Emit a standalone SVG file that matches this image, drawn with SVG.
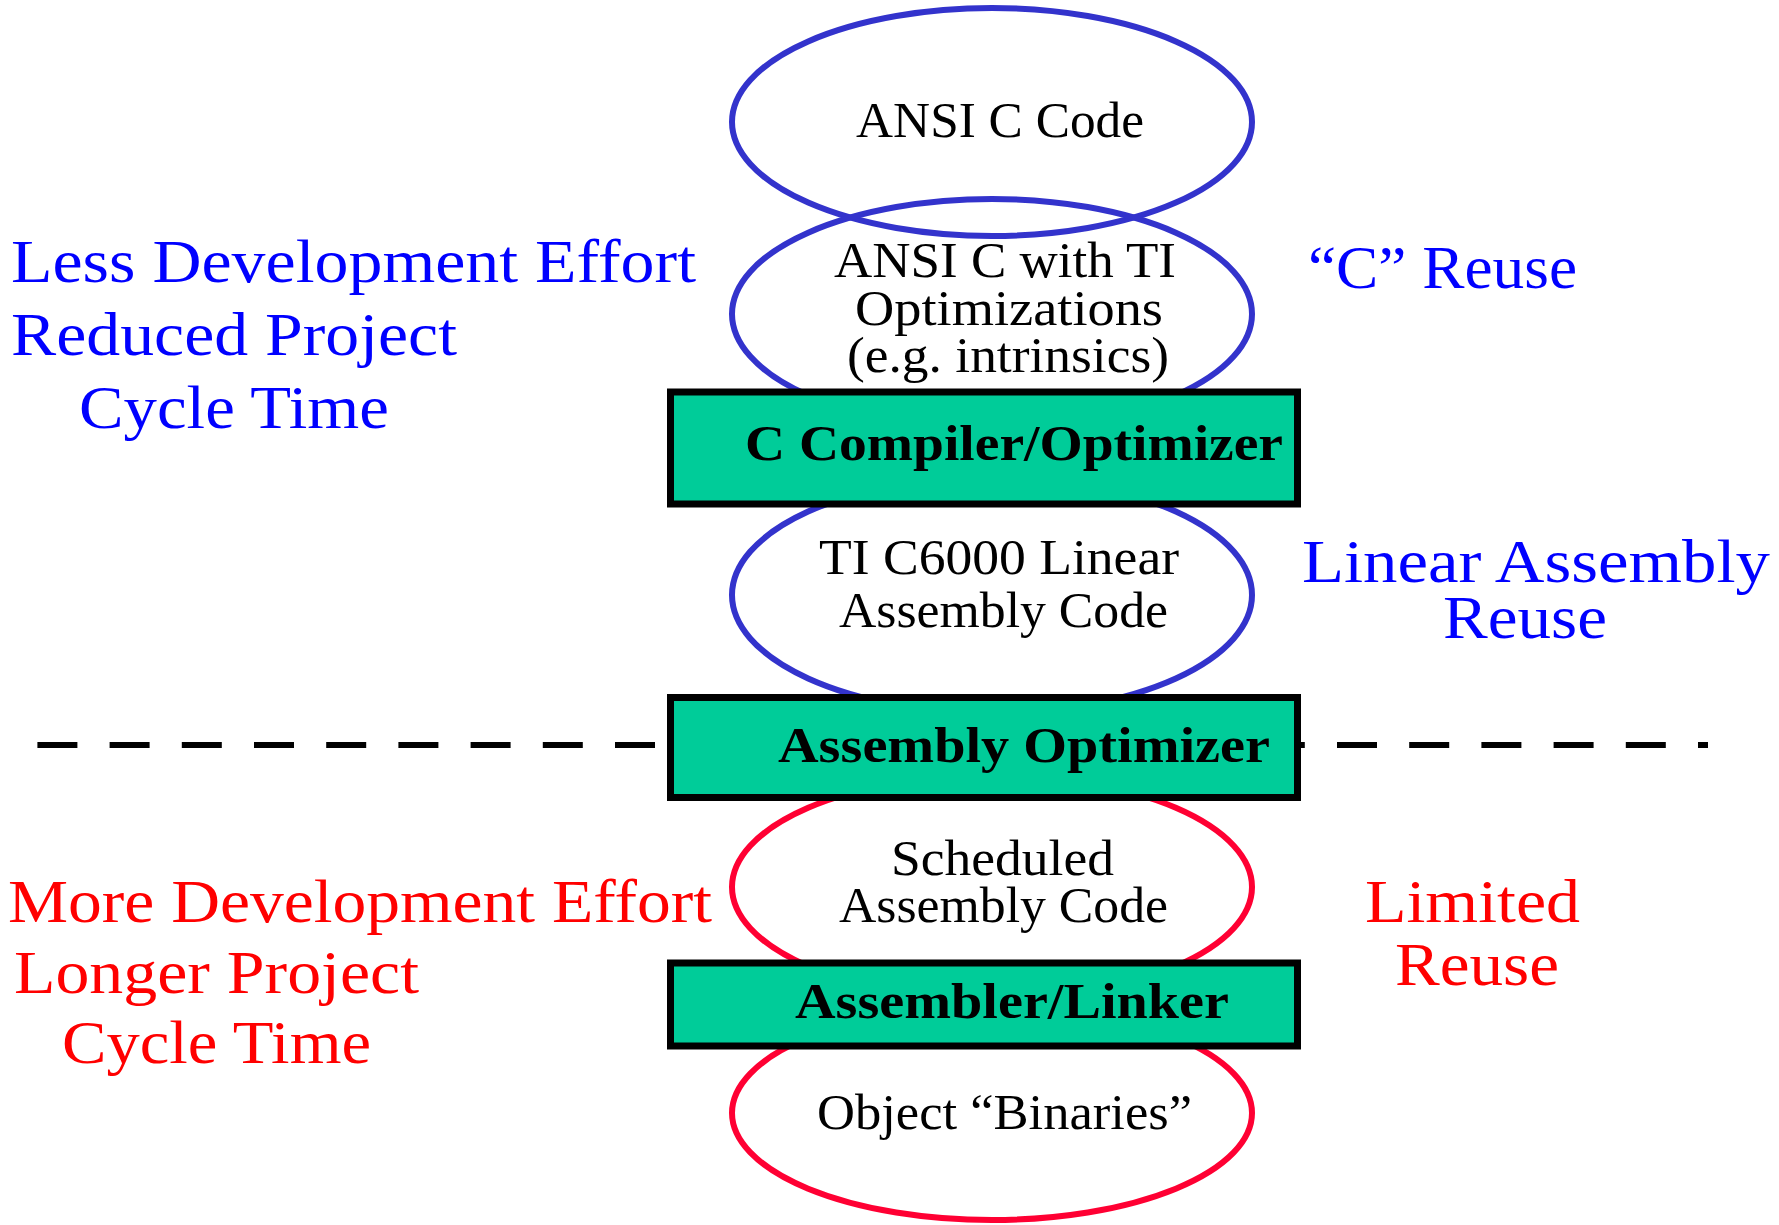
<svg xmlns="http://www.w3.org/2000/svg" width="1779" height="1225" viewBox="0 0 1779 1225">
<style>
.bg{fill:#ffffff}
.eb{fill:none;stroke:#3333CC;stroke-width:6}
.er{fill:none;stroke:#FF0033;stroke-width:6}
.box{fill:#00CC99;stroke:#000000;stroke-width:7}
.t{font-family:"Liberation Serif","Times New Roman",serif;font-size:51px;fill:#000000}
.tb{font-family:"Liberation Serif","Times New Roman",serif;font-size:50px;font-weight:bold;fill:#000000}
.lb{font-family:"Liberation Serif","Times New Roman",serif;font-size:62px;fill:#0000FF}
.lr{font-family:"Liberation Serif","Times New Roman",serif;font-size:62px;fill:#FF0000}
.dash{stroke:#000000;stroke-width:6;stroke-dasharray:40 32.2;fill:none}
</style>
<rect class="bg" x="0" y="0" width="1779" height="1225"/>

<g id="divider">
<line class="dash" x1="37.4" y1="745" x2="1708" y2="745"/>
</g>
<g id="connectors"></g>

<g id="ansi-c-code">
<ellipse class="eb" cx="992" cy="122" rx="260" ry="114"/>
<text class="t" x="856" y="137" textLength="288" lengthAdjust="spacingAndGlyphs">ANSI C Code</text>
</g>
<g id="ansi-c-ti">
<ellipse class="eb" cx="992" cy="314" rx="260" ry="115"/>
<text class="t" x="834" y="277" textLength="342" lengthAdjust="spacingAndGlyphs">ANSI C with TI</text>
<text class="t" x="855" y="325" textLength="308" lengthAdjust="spacingAndGlyphs">Optimizations</text>
<text class="t" x="847" y="372" textLength="322" lengthAdjust="spacingAndGlyphs">(e.g. intrinsics)</text>
</g>
<g id="linear-asm">
<ellipse class="eb" cx="992" cy="595" rx="260" ry="118"/>
<text class="t" x="819" y="574" textLength="360" lengthAdjust="spacingAndGlyphs">TI C6000 Linear</text>
<text class="t" x="839" y="627" textLength="329" lengthAdjust="spacingAndGlyphs">Assembly Code</text>
</g>
<g id="scheduled-asm">
<ellipse class="er" cx="992" cy="887" rx="260" ry="112"/>
<text class="t" x="891" y="875" textLength="223" lengthAdjust="spacingAndGlyphs">Scheduled</text>
<text class="t" x="839" y="922" textLength="329" lengthAdjust="spacingAndGlyphs">Assembly Code</text>
</g>
<g id="object-binaries">
<ellipse class="er" cx="992" cy="1113" rx="260" ry="107"/>
<text class="t" x="817" y="1129" textLength="375" lengthAdjust="spacingAndGlyphs">Object “Binaries”</text>
</g>

<g id="c-compiler">
<rect class="box" x="670.5" y="392" width="627" height="112"/>
<text class="tb" x="745" y="460" textLength="538" lengthAdjust="spacingAndGlyphs">C Compiler/Optimizer</text>
</g>
<g id="asm-optimizer">
<rect class="box" x="670.5" y="697.5" width="627" height="100"/>
<text class="tb" x="778" y="762" textLength="492" lengthAdjust="spacingAndGlyphs">Assembly Optimizer</text>
</g>
<g id="asm-linker">
<rect class="box" x="670.5" y="963" width="627" height="83"/>
<text class="tb" x="795" y="1018" textLength="434" lengthAdjust="spacingAndGlyphs">Assembler/Linker</text>
</g>

<g id="left-blue">
<text class="lb" x="11" y="282" textLength="685" lengthAdjust="spacingAndGlyphs">Less Development Effort</text>
<text class="lb" x="11" y="355" textLength="446" lengthAdjust="spacingAndGlyphs">Reduced Project</text>
<text class="lb" x="79" y="428" textLength="310" lengthAdjust="spacingAndGlyphs">Cycle Time</text>
</g>
<g id="left-red">
<text class="lr" x="8" y="922" textLength="704" lengthAdjust="spacingAndGlyphs">More Development Effort</text>
<text class="lr" x="14" y="993" textLength="405" lengthAdjust="spacingAndGlyphs">Longer Project</text>
<text class="lr" x="62" y="1063" textLength="309" lengthAdjust="spacingAndGlyphs">Cycle Time</text>
</g>
<g id="right-blue">
<text class="lb" x="1308" y="288" textLength="269" lengthAdjust="spacingAndGlyphs">“C” Reuse</text>
<text class="lb" x="1302" y="582" textLength="468" lengthAdjust="spacingAndGlyphs">Linear Assembly</text>
<text class="lb" x="1443" y="638" textLength="164" lengthAdjust="spacingAndGlyphs">Reuse</text>
</g>
<g id="right-red">
<text class="lr" x="1365" y="922" textLength="215" lengthAdjust="spacingAndGlyphs">Limited</text>
<text class="lr" x="1395" y="985" textLength="164" lengthAdjust="spacingAndGlyphs">Reuse</text>
</g>
</svg>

● **PROMPT**
Skip every picture and transcribe the data above exactly.

● **SOLUTION TO THE PROBLEM**
Emit a standalone SVG file that matches this image, drawn with SVG.
<svg xmlns="http://www.w3.org/2000/svg" width="1779" height="1225" viewBox="0 0 1779 1225">
<style>
.bg{fill:#ffffff}
.eb{fill:none;stroke:#3333CC;stroke-width:6}
.er{fill:none;stroke:#FF0033;stroke-width:6}
.box{fill:#00CC99;stroke:#000000;stroke-width:7}
.t{font-family:"Liberation Serif","Times New Roman",serif;font-size:51px;fill:#000000}
.tb{font-family:"Liberation Serif","Times New Roman",serif;font-size:50px;font-weight:bold;fill:#000000}
.lb{font-family:"Liberation Serif","Times New Roman",serif;font-size:62px;fill:#0000FF}
.lr{font-family:"Liberation Serif","Times New Roman",serif;font-size:62px;fill:#FF0000}
.dash{stroke:#000000;stroke-width:6;stroke-dasharray:40 32.2;fill:none}
</style>
<rect class="bg" x="0" y="0" width="1779" height="1225"/>

<g id="divider">
<line class="dash" x1="37.4" y1="745" x2="1708" y2="745"/>
</g>
<g id="connectors"></g>

<g id="ansi-c-code">
<ellipse class="eb" cx="992" cy="122" rx="260" ry="114"/>
<text class="t" x="856" y="137" textLength="288" lengthAdjust="spacingAndGlyphs">ANSI C Code</text>
</g>
<g id="ansi-c-ti">
<ellipse class="eb" cx="992" cy="314" rx="260" ry="115"/>
<text class="t" x="834" y="277" textLength="342" lengthAdjust="spacingAndGlyphs">ANSI C with TI</text>
<text class="t" x="855" y="325" textLength="308" lengthAdjust="spacingAndGlyphs">Optimizations</text>
<text class="t" x="847" y="372" textLength="322" lengthAdjust="spacingAndGlyphs">(e.g. intrinsics)</text>
</g>
<g id="linear-asm">
<ellipse class="eb" cx="992" cy="595" rx="260" ry="118"/>
<text class="t" x="819" y="574" textLength="360" lengthAdjust="spacingAndGlyphs">TI C6000 Linear</text>
<text class="t" x="839" y="627" textLength="329" lengthAdjust="spacingAndGlyphs">Assembly Code</text>
</g>
<g id="scheduled-asm">
<ellipse class="er" cx="992" cy="887" rx="260" ry="112"/>
<text class="t" x="891" y="875" textLength="223" lengthAdjust="spacingAndGlyphs">Scheduled</text>
<text class="t" x="839" y="922" textLength="329" lengthAdjust="spacingAndGlyphs">Assembly Code</text>
</g>
<g id="object-binaries">
<ellipse class="er" cx="992" cy="1113" rx="260" ry="107"/>
<text class="t" x="817" y="1129" textLength="375" lengthAdjust="spacingAndGlyphs">Object “Binaries”</text>
</g>

<g id="c-compiler">
<rect class="box" x="670.5" y="392" width="627" height="112"/>
<text class="tb" x="745" y="460" textLength="538" lengthAdjust="spacingAndGlyphs">C Compiler/Optimizer</text>
</g>
<g id="asm-optimizer">
<rect class="box" x="670.5" y="697.5" width="627" height="100"/>
<text class="tb" x="778" y="762" textLength="492" lengthAdjust="spacingAndGlyphs">Assembly Optimizer</text>
</g>
<g id="asm-linker">
<rect class="box" x="670.5" y="963" width="627" height="83"/>
<text class="tb" x="795" y="1018" textLength="434" lengthAdjust="spacingAndGlyphs">Assembler/Linker</text>
</g>

<g id="left-blue">
<text class="lb" x="11" y="282" textLength="685" lengthAdjust="spacingAndGlyphs">Less Development Effort</text>
<text class="lb" x="11" y="355" textLength="446" lengthAdjust="spacingAndGlyphs">Reduced Project</text>
<text class="lb" x="79" y="428" textLength="310" lengthAdjust="spacingAndGlyphs">Cycle Time</text>
</g>
<g id="left-red">
<text class="lr" x="8" y="922" textLength="704" lengthAdjust="spacingAndGlyphs">More Development Effort</text>
<text class="lr" x="14" y="993" textLength="405" lengthAdjust="spacingAndGlyphs">Longer Project</text>
<text class="lr" x="62" y="1063" textLength="309" lengthAdjust="spacingAndGlyphs">Cycle Time</text>
</g>
<g id="right-blue">
<text class="lb" x="1308" y="288" textLength="269" lengthAdjust="spacingAndGlyphs">“C” Reuse</text>
<text class="lb" x="1302" y="582" textLength="468" lengthAdjust="spacingAndGlyphs">Linear Assembly</text>
<text class="lb" x="1443" y="638" textLength="164" lengthAdjust="spacingAndGlyphs">Reuse</text>
</g>
<g id="right-red">
<text class="lr" x="1365" y="922" textLength="215" lengthAdjust="spacingAndGlyphs">Limited</text>
<text class="lr" x="1395" y="985" textLength="164" lengthAdjust="spacingAndGlyphs">Reuse</text>
</g>
</svg>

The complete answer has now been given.